REQUEST: Your task is to retype the lines from the opening of the material through the line that includes "4.85, 4.44, 3.67, 3.15, 2.53, 1.86, 1.43]". Do not copy the pictures.

RECORDED INFORMATION:
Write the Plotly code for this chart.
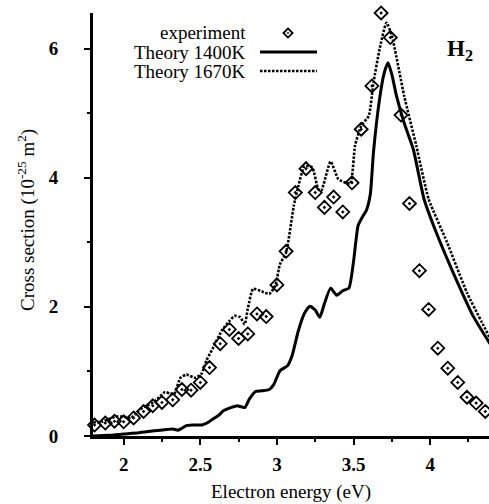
import plotly.graph_objects as go

# Measured electron-impact cross sections for H2
exp_energy = [1.81, 1.88, 1.94, 2.00, 2.065, 2.13, 2.19, 2.25, 2.32, 2.38, 2.44, 2.50,
              2.56, 2.63, 2.69, 2.75, 2.81, 2.87, 2.93, 3.00, 3.06, 3.12, 3.19, 3.25,
              3.31, 3.37, 3.43, 3.49, 3.55, 3.62, 3.68, 3.74, 3.81, 3.865, 3.93, 3.99,
              4.05, 4.115, 4.18, 4.24, 4.30, 4.36]
exp_cross = [0.17, 0.20, 0.23, 0.22, 0.28, 0.38, 0.47, 0.52, 0.56, 0.72, 0.71, 0.83,
             1.06, 1.43, 1.65, 1.51, 1.58, 1.89, 1.85, 2.34, 2.86, 3.77, 4.14, 3.77,
             3.54, 3.70, 3.47, 3.92, 4.75, 5.42, 6.55, 6.17, 4.97, 3.60, 2.56, 1.96,
             1.36, 1.05, 0.83, 0.60, 0.51, 0.38]

# Theory, vibrational temperature 1400 K
th1400_energy = [1.80, 1.90, 2.00, 2.10, 2.20, 2.28, 2.32, 2.355, 2.38, 2.41, 2.45, 2.51,
                 2.55, 2.58, 2.62, 2.65, 2.70, 2.74, 2.79, 2.82, 2.86, 2.90, 2.95, 2.98,
                 3.02, 3.07, 3.10, 3.14, 3.18, 3.215, 3.25, 3.28, 3.31, 3.35, 3.39, 3.43,
                 3.47, 3.50, 3.53, 3.56, 3.585, 3.61, 3.63, 3.67, 3.70, 3.725, 3.75, 3.78,
                 3.83, 3.89, 3.96, 4.04, 4.15, 4.28, 4.39]
th1400_cross = [0.00, 0.01, 0.03, 0.05, 0.08, 0.10, 0.11, 0.09, 0.12, 0.16, 0.17, 0.17,
                0.21, 0.26, 0.32, 0.39, 0.44, 0.47, 0.44, 0.57, 0.69, 0.70, 0.72, 0.80,
                1.01, 1.09, 1.25, 1.63, 1.90, 2.01, 1.95, 1.84, 2.05, 2.29, 2.18, 2.25,
                2.29, 2.70, 3.26, 3.40, 3.50, 3.75, 4.39, 5.22, 5.62, 5.78, 5.60, 5.27,
                4.85, 4.44, 3.67, 3.15, 2.53, 1.86, 1.43]

# Theory, vibrational temperature 1670 K
th1670_energy = [1.80, 1.86, 1.90, 1.95, 2.00, 2.05, 2.10, 2.15, 2.20, 2.27, 2.30, 2.33,
                 2.37, 2.41, 2.47, 2.51, 2.54, 2.58, 2.64, 2.69, 2.725, 2.76, 2.79, 2.81,
                 2.845, 2.90, 2.95, 2.99, 3.02, 3.06, 3.11, 3.14, 3.18, 3.23, 3.27, 3.29,
                 3.35, 3.40, 3.44, 3.48, 3.51, 3.55, 3.60, 3.63, 3.67, 3.715, 3.75, 3.83,
                 3.91, 3.99, 4.11, 4.24, 4.39]
th1670_cross = [0.21, 0.22, 0.26, 0.30, 0.30, 0.28, 0.40, 0.47, 0.53, 0.68, 0.66, 0.65,
                0.90, 0.95, 0.90, 0.97, 1.17, 1.35, 1.63, 1.78, 1.86, 1.84, 1.73, 1.97,
                2.28, 2.24, 2.20, 2.33, 2.66, 2.84, 3.56, 3.87, 4.18, 4.16, 3.82, 3.80,
                4.25, 3.98, 3.93, 3.91, 4.50, 4.80, 4.96, 5.47, 5.99, 6.40, 6.20, 5.27,
                4.49, 3.67, 3.00, 2.22, 1.52]

x_ticks = [2, 2.5, 3, 3.5, 4]
x_tick_labels = ["2", "2.5", "3", "3.5", "4"]
y_ticks = [0, 2, 4, 6]
y_tick_labels = ["0", "2", "4", "6"]
legend_labels = ["experiment", "Theory 1400K", "Theory 1670K"]

W, H = 489, 504
ML, MR, MT, MB = 93, 0, 13, 68
PW, PH = W - ML - MR, H - MT - MB
FONT = "Liberation Serif, Times New Roman, serif"


def px(x):
    return (x - ML) / PW


def py(y):
    return (H - MB - y) / PH


fig = go.Figure()

fig.add_trace(go.Scatter(
    x=th1670_energy, y=th1670_cross, mode="lines", name=legend_labels[2],
    line=dict(color="black", width=2.6, dash="2.5px,1.5px", shape="spline", smoothing=0.5),
))
fig.add_trace(go.Scatter(
    x=th1400_energy, y=th1400_cross, mode="lines", name=legend_labels[1],
    line=dict(color="black", width=3, shape="spline", smoothing=0.5),
))
fig.add_trace(go.Scatter(
    x=exp_energy, y=exp_cross, mode="markers", name=legend_labels[0],
    marker=dict(symbol="diamond-open-dot", size=10, color="black",
                line=dict(color="black", width=1.8)),
    cliponaxis=False,
))

# Hand-built legend: right-aligned labels with the sample to their right
annotations = []
shapes = []
rows_y = [33, 52, 71]
for label, yy in zip(legend_labels, rows_y):
    annotations.append(dict(
        x=px(248), y=py(yy), xref="paper", yref="paper", text=label,
        showarrow=False, xanchor="right", yanchor="middle",
        font=dict(family=FONT, size=19, color="black"),
    ))

# diamond sample
cx, cy, r = 288, 33, 4.6
shapes.append(dict(
    type="path", xref="paper", yref="paper",
    path=(f"M {px(cx)} {py(cy - r)} L {px(cx + r)} {py(cy)} "
          f"L {px(cx)} {py(cy + r)} L {px(cx - r)} {py(cy)} Z"),
    line=dict(color="black", width=1.8), fillcolor="rgba(0,0,0,0)",
))
shapes.append(dict(
    type="circle", xref="paper", yref="paper",
    x0=px(cx - 0.8), x1=px(cx + 0.8), y0=py(cy + 0.8), y1=py(cy - 0.8),
    line=dict(color="black", width=0.5), fillcolor="black",
))
# solid sample
shapes.append(dict(type="line", xref="paper", yref="paper",
                   x0=px(260), x1=px(317), y0=py(52), y1=py(52),
                   line=dict(color="black", width=3)))
# dotted sample
shapes.append(dict(type="line", xref="paper", yref="paper",
                   x0=px(260), x1=px(317), y0=py(71), y1=py(71),
                   line=dict(color="black", width=2.6, dash="2.5px,1.5px")))

# species label
annotations.append(dict(
    x=px(460), y=py(50), xref="paper", yref="paper",
    text="<b>H<sub>2</sub></b>", showarrow=False,
    xanchor="center", yanchor="middle",
    font=dict(family=FONT, size=23, color="black"),
))

# axis titles
annotations.append(dict(
    x=px(291), y=py(492), xref="paper", yref="paper",
    text="Electron energy (eV)", showarrow=False,
    xanchor="center", yanchor="middle",
    font=dict(family=FONT, size=19, color="black"),
))
annotations.append(dict(
    x=px(26), y=py(220), xref="paper", yref="paper",
    text="Cross section (10<sup>-25</sup> m<sup>2</sup>)", showarrow=False,
    textangle=-90, xanchor="center", yanchor="middle",
    font=dict(family=FONT, size=19, color="black"),
))

fig.update_layout(
    width=W, height=H,
    margin=dict(l=ML, r=MR, t=MT, b=MB),
    paper_bgcolor="white", plot_bgcolor="white",
    showlegend=False,
    annotations=annotations, shapes=shapes,
    font=dict(family=FONT, color="black"),
)

fig.update_xaxes(
    range=[1.8, 4.384], showgrid=False, zeroline=False,
    showline=True, linewidth=3, linecolor="black",
    tickmode="array", tickvals=x_ticks, ticktext=x_tick_labels,
    ticks="outside", ticklen=6, tickwidth=2, tickcolor="black",
    ticklabelstandoff=3,
    tickfont=dict(family=FONT, size=19, color="black", weight="bold"),
    minor=dict(dtick=0.25, tick0=2, ticks="outside", ticklen=3, tickwidth=2, tickcolor="black"),
)
fig.update_yaxes(
    range=[0, 6.55], showgrid=False, zeroline=False,
    showline=True, linewidth=3, linecolor="black",
    tickmode="array", tickvals=y_ticks, ticktext=y_tick_labels,
    ticks="outside", ticklen=6, tickwidth=2, tickcolor="black",
    ticklabelstandoff=22,
    tickfont=dict(family=FONT, size=19, color="black", weight="bold"),
    minor=dict(dtick=1, tick0=0, ticks="outside", ticklen=3, tickwidth=2, tickcolor="black"),
)

fig.write_html("out.html")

ANSWER TO THE PROBLEM:
Write the Plotly code for this chart.
import plotly.graph_objects as go

# Measured electron-impact cross sections for H2
exp_energy = [1.81, 1.88, 1.94, 2.00, 2.065, 2.13, 2.19, 2.25, 2.32, 2.38, 2.44, 2.50,
              2.56, 2.63, 2.69, 2.75, 2.81, 2.87, 2.93, 3.00, 3.06, 3.12, 3.19, 3.25,
              3.31, 3.37, 3.43, 3.49, 3.55, 3.62, 3.68, 3.74, 3.81, 3.865, 3.93, 3.99,
              4.05, 4.115, 4.18, 4.24, 4.30, 4.36]
exp_cross = [0.17, 0.20, 0.23, 0.22, 0.28, 0.38, 0.47, 0.52, 0.56, 0.72, 0.71, 0.83,
             1.06, 1.43, 1.65, 1.51, 1.58, 1.89, 1.85, 2.34, 2.86, 3.77, 4.14, 3.77,
             3.54, 3.70, 3.47, 3.92, 4.75, 5.42, 6.55, 6.17, 4.97, 3.60, 2.56, 1.96,
             1.36, 1.05, 0.83, 0.60, 0.51, 0.38]

# Theory, vibrational temperature 1400 K
th1400_energy = [1.80, 1.90, 2.00, 2.10, 2.20, 2.28, 2.32, 2.355, 2.38, 2.41, 2.45, 2.51,
                 2.55, 2.58, 2.62, 2.65, 2.70, 2.74, 2.79, 2.82, 2.86, 2.90, 2.95, 2.98,
                 3.02, 3.07, 3.10, 3.14, 3.18, 3.215, 3.25, 3.28, 3.31, 3.35, 3.39, 3.43,
                 3.47, 3.50, 3.53, 3.56, 3.585, 3.61, 3.63, 3.67, 3.70, 3.725, 3.75, 3.78,
                 3.83, 3.89, 3.96, 4.04, 4.15, 4.28, 4.39]
th1400_cross = [0.00, 0.01, 0.03, 0.05, 0.08, 0.10, 0.11, 0.09, 0.12, 0.16, 0.17, 0.17,
                0.21, 0.26, 0.32, 0.39, 0.44, 0.47, 0.44, 0.57, 0.69, 0.70, 0.72, 0.80,
                1.01, 1.09, 1.25, 1.63, 1.90, 2.01, 1.95, 1.84, 2.05, 2.29, 2.18, 2.25,
                2.29, 2.70, 3.26, 3.40, 3.50, 3.75, 4.39, 5.22, 5.62, 5.78, 5.60, 5.27,
                4.85, 4.44, 3.67, 3.15, 2.53, 1.86, 1.43]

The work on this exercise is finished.